Image - Cacao Pod Vessel - K6706 © Justin Kerr FAMSI © 2001:
J. Kathryn Josserand and Nicholas A. Hopkins
 

Chol Ritual Language
with Terrence Lee Folmar, Heidi Altman, Ausencio Cruz Guzmán, and Bernardo Pérez Martínez
©1996 J. Kathryn Josserand and Nicholas A. Hopkins

Chol Settlements

The major urban settlements occupied by Chol speakers are indicated by the census figures cited previously: Tila, Tumbalá, Salto de Agua and Palenque; however, these are to some extent dominated by their Ladino (non-Indian) populations. Palenque is not only a major tourist destination because of the Classic ruins nearby, but the center of a coastal plain cattle industry, and its Chol population lives for the most part outside the urban center. Salto de Agua has a smaller ladino population, and has long been a major commercial center for lowland Chols. It is located strategically on the Tulijá River at the fall line, and handles cargo by boat from the Gulf and by rail via the Southeastern Railway (connecting Mérida to México City). Tila is the most conservative of these towns, both in its Ladino and its Indian cultures.

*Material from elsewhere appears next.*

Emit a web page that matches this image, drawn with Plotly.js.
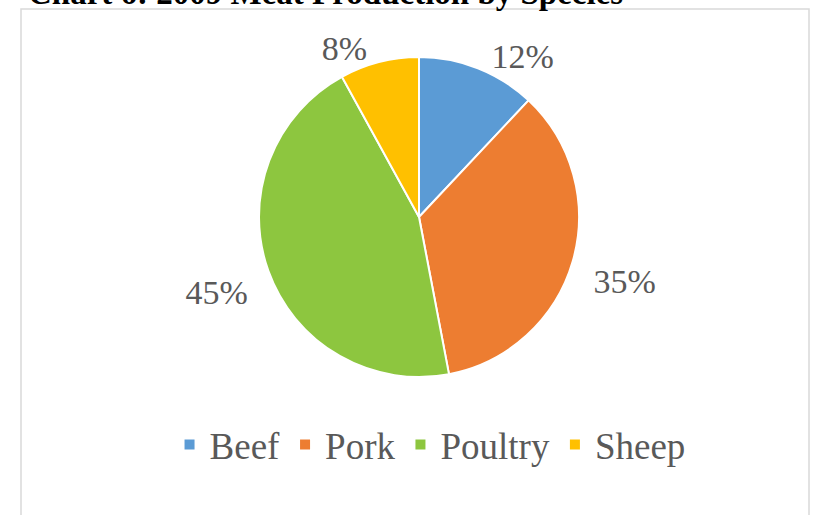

Tumbalá and Salto de Agua were centers of the nineteenth century foreign-dominated coffee industry, and have thus lost many of their traditional institutions. The center of a religious cult which continues a Pre-Columbian tradition (Pérez Chacón 1988), Tila is at once the most urban of the Chol settlements and the most conservative, retaining social institutions and customs long since lost by other centers (such as religious fraternities and symbolic public performances called "dances"). Tumbalá also retains some of these institutions (Meneses López 1986), but has undergone greater acculturation because of modern Catholic and Protestant missionization.

The great majority of Chols live outside these urban centers, in smaller agricultural settlements. The older of these are located in the municipios of Tila, Tumbalá, and Sabanilla. The designation of these settlements as colonias ’colonies’, reflects their status as political and economic satellites of the towns. More recent agricultural settlements are the result of land reform under the ejido ’collective farm’ system. The earliest ejidos are also located in the highlands surrounding Tila and Tumbalá, as well as along the adjacent stretches of the Tulijá River valley; many were the result of redistribution of foreign-held coffee plantation lands after the Mexican Revolution. Beginning about 1960, a new wave of ejidos carried Chols from the highlands to the unoccupied jungle lowlands further east, and hundreds of these communities have since carved out space for themselves as far as the Guatemalan border and up the Usumacinta River to the mouth of the Lacantún River.

Ejido settlements tend to be small, as the laws governing land reform specify exactly how many heads of family will have land rights, and restrict inheritance thereafter to only one son; land-poor younger sons are the major factor in the formation of new ejidos. As a consequence, these new ejido settlements also tend to be peculiar demographically, as they are founded by young generation mates and initially have few elders. By the same token, they are innovative socially, and little traditional life survives in the lowland ejidos. For instance, a great majority are dominated by Protestant sects, in contrast to the well-entrenched Catholicism of the highlands; Biblical place names like Jerusalén and Babilonia (Jerusalem and Babylon) are characteristic of Protestant ejidos, rather than saints’ names like Santa María and San Miguel (Saint Mary, Saint Michael) or Chol place names (Tiemopá, Joloniel). Though most ejidos have more than one church, and many include both Catholic and various Protestant groups, usually one church predominates in the social life of the settlement.